WORK TO BE COMPLETED: Set down the data below without change, skipping the pictures it holds.

DATA:
————————
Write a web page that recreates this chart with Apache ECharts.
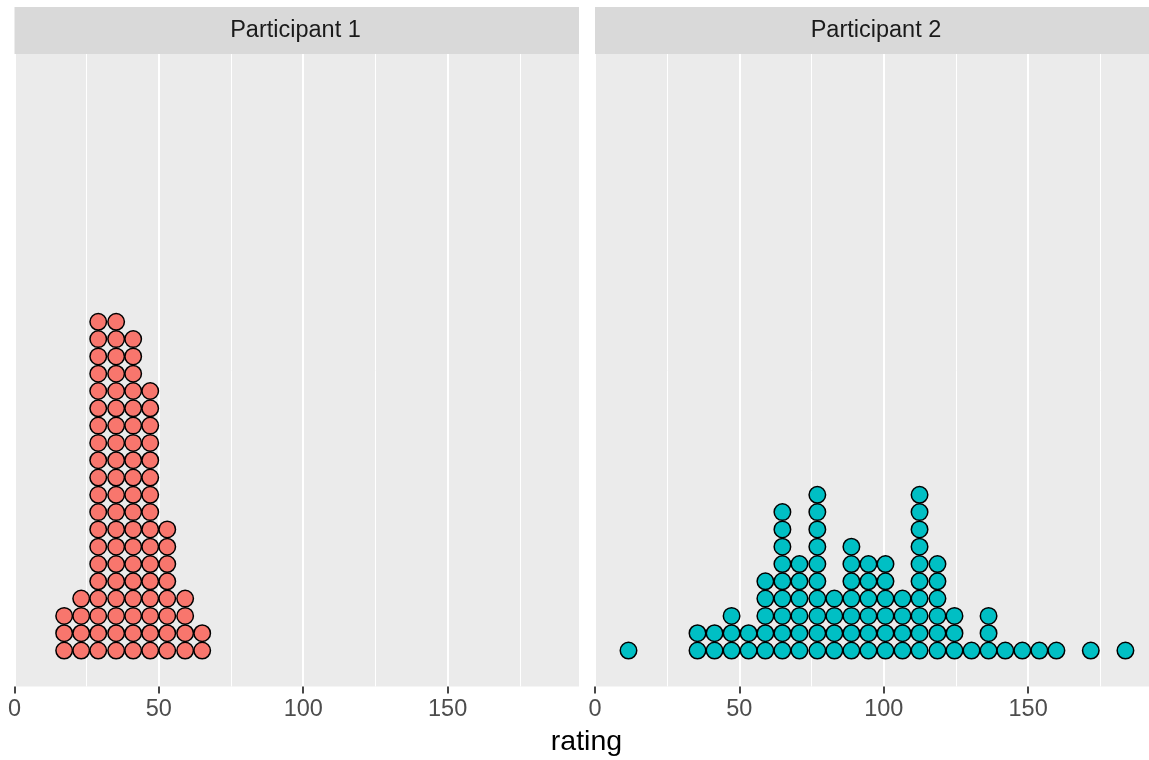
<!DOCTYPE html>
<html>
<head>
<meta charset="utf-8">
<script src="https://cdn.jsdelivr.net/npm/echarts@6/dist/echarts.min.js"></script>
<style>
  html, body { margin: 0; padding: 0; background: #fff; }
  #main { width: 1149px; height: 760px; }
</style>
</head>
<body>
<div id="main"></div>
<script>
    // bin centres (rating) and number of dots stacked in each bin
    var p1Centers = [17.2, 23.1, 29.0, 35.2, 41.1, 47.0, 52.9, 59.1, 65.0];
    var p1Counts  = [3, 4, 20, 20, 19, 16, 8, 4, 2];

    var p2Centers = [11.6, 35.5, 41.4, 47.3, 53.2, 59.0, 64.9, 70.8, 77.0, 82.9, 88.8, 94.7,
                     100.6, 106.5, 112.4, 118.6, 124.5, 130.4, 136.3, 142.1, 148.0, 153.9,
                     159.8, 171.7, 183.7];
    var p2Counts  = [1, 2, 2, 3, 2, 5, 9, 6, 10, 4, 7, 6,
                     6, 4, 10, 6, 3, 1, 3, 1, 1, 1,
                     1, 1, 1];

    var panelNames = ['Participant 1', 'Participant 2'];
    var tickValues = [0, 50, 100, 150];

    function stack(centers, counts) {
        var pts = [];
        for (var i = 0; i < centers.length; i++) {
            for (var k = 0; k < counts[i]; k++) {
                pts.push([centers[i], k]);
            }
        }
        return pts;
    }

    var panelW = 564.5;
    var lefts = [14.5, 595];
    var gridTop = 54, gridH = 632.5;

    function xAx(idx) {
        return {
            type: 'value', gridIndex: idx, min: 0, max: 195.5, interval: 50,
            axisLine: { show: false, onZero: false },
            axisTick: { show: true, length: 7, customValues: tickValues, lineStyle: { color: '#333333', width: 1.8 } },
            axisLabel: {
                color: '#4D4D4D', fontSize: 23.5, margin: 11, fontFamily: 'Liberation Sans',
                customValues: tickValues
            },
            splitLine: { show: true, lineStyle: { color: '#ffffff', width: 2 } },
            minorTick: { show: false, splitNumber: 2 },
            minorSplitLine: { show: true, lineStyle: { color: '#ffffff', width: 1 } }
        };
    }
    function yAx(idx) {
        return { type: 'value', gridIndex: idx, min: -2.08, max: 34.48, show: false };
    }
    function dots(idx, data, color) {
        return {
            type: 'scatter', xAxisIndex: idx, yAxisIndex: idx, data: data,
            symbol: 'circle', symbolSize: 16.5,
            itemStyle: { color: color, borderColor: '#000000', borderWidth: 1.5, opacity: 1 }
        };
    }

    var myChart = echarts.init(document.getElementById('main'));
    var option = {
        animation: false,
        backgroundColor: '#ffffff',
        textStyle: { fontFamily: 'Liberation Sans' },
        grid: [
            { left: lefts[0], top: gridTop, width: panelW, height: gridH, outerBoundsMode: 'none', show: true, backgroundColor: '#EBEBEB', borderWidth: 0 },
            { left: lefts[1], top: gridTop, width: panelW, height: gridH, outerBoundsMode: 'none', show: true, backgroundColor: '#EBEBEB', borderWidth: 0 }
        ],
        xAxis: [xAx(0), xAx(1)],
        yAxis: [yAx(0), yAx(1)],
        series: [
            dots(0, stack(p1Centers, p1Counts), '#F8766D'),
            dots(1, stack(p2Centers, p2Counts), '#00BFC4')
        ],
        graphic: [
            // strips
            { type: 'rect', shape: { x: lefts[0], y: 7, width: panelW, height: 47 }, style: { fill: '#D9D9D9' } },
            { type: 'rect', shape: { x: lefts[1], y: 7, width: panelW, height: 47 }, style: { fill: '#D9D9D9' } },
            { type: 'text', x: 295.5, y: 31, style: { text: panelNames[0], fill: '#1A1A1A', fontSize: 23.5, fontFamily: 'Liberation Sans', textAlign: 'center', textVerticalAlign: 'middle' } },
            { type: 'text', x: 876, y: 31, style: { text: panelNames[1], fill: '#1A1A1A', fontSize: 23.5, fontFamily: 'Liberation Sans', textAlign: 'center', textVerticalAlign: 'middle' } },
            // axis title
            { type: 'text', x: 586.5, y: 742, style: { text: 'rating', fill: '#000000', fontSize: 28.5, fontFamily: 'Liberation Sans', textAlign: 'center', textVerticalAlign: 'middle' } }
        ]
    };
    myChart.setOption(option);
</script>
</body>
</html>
————————
ANSWER FOR THE TASK:
Write a web page that recreates this chart with Apache ECharts.
<!DOCTYPE html>
<html>
<head>
<meta charset="utf-8">
<script src="https://cdn.jsdelivr.net/npm/echarts@6/dist/echarts.min.js"></script>
<style>
  html, body { margin: 0; padding: 0; background: #fff; }
  #main { width: 1149px; height: 760px; }
</style>
</head>
<body>
<div id="main"></div>
<script>
    // bin centres (rating) and number of dots stacked in each bin
    var p1Centers = [17.2, 23.1, 29.0, 35.2, 41.1, 47.0, 52.9, 59.1, 65.0];
    var p1Counts  = [3, 4, 20, 20, 19, 16, 8, 4, 2];

    var p2Centers = [11.6, 35.5, 41.4, 47.3, 53.2, 59.0, 64.9, 70.8, 77.0, 82.9, 88.8, 94.7,
                     100.6, 106.5, 112.4, 118.6, 124.5, 130.4, 136.3, 142.1, 148.0, 153.9,
                     159.8, 171.7, 183.7];
    var p2Counts  = [1, 2, 2, 3, 2, 5, 9, 6, 10, 4, 7, 6,
                     6, 4, 10, 6, 3, 1, 3, 1, 1, 1,
                     1, 1, 1];

    var panelNames = ['Participant 1', 'Participant 2'];
    var tickValues = [0, 50, 100, 150];

    function stack(centers, counts) {
        var pts = [];
        for (var i = 0; i < centers.length; i++) {
            for (var k = 0; k < counts[i]; k++) {
                pts.push([centers[i], k]);
            }
        }
        return pts;
    }

    var panelW = 564.5;
    var lefts = [14.5, 595];
    var gridTop = 54, gridH = 632.5;

    function xAx(idx) {
        return {
            type: 'value', gridIndex: idx, min: 0, max: 195.5, interval: 50,
            axisLine: { show: false, onZero: false },
            axisTick: { show: true, length: 7, customValues: tickValues, lineStyle: { color: '#333333', width: 1.8 } },
            axisLabel: {
                color: '#4D4D4D', fontSize: 23.5, margin: 11, fontFamily: 'Liberation Sans',
                customValues: tickValues
            },
            splitLine: { show: true, lineStyle: { color: '#ffffff', width: 2 } },
            minorTick: { show: false, splitNumber: 2 },
            minorSplitLine: { show: true, lineStyle: { color: '#ffffff', width: 1 } }
        };
    }
    function yAx(idx) {
        return { type: 'value', gridIndex: idx, min: -2.08, max: 34.48, show: false };
    }
    function dots(idx, data, color) {
        return {
            type: 'scatter', xAxisIndex: idx, yAxisIndex: idx, data: data,
            symbol: 'circle', symbolSize: 16.5,
            itemStyle: { color: color, borderColor: '#000000', borderWidth: 1.5, opacity: 1 }
        };
    }

    var myChart = echarts.init(document.getElementById('main'));
    var option = {
        animation: false,
        backgroundColor: '#ffffff',
        textStyle: { fontFamily: 'Liberation Sans' },
        grid: [
            { left: lefts[0], top: gridTop, width: panelW, height: gridH, outerBoundsMode: 'none', show: true, backgroundColor: '#EBEBEB', borderWidth: 0 },
            { left: lefts[1], top: gridTop, width: panelW, height: gridH, outerBoundsMode: 'none', show: true, backgroundColor: '#EBEBEB', borderWidth: 0 }
        ],
        xAxis: [xAx(0), xAx(1)],
        yAxis: [yAx(0), yAx(1)],
        series: [
            dots(0, stack(p1Centers, p1Counts), '#F8766D'),
            dots(1, stack(p2Centers, p2Counts), '#00BFC4')
        ],
        graphic: [
            // strips
            { type: 'rect', shape: { x: lefts[0], y: 7, width: panelW, height: 47 }, style: { fill: '#D9D9D9' } },
            { type: 'rect', shape: { x: lefts[1], y: 7, width: panelW, height: 47 }, style: { fill: '#D9D9D9' } },
            { type: 'text', x: 295.5, y: 31, style: { text: panelNames[0], fill: '#1A1A1A', fontSize: 23.5, fontFamily: 'Liberation Sans', textAlign: 'center', textVerticalAlign: 'middle' } },
            { type: 'text', x: 876, y: 31, style: { text: panelNames[1], fill: '#1A1A1A', fontSize: 23.5, fontFamily: 'Liberation Sans', textAlign: 'center', textVerticalAlign: 'middle' } },
            // axis title
            { type: 'text', x: 586.5, y: 742, style: { text: 'rating', fill: '#000000', fontSize: 28.5, fontFamily: 'Liberation Sans', textAlign: 'center', textVerticalAlign: 'middle' } }
        ]
    };
    myChart.setOption(option);
</script>
</body>
</html>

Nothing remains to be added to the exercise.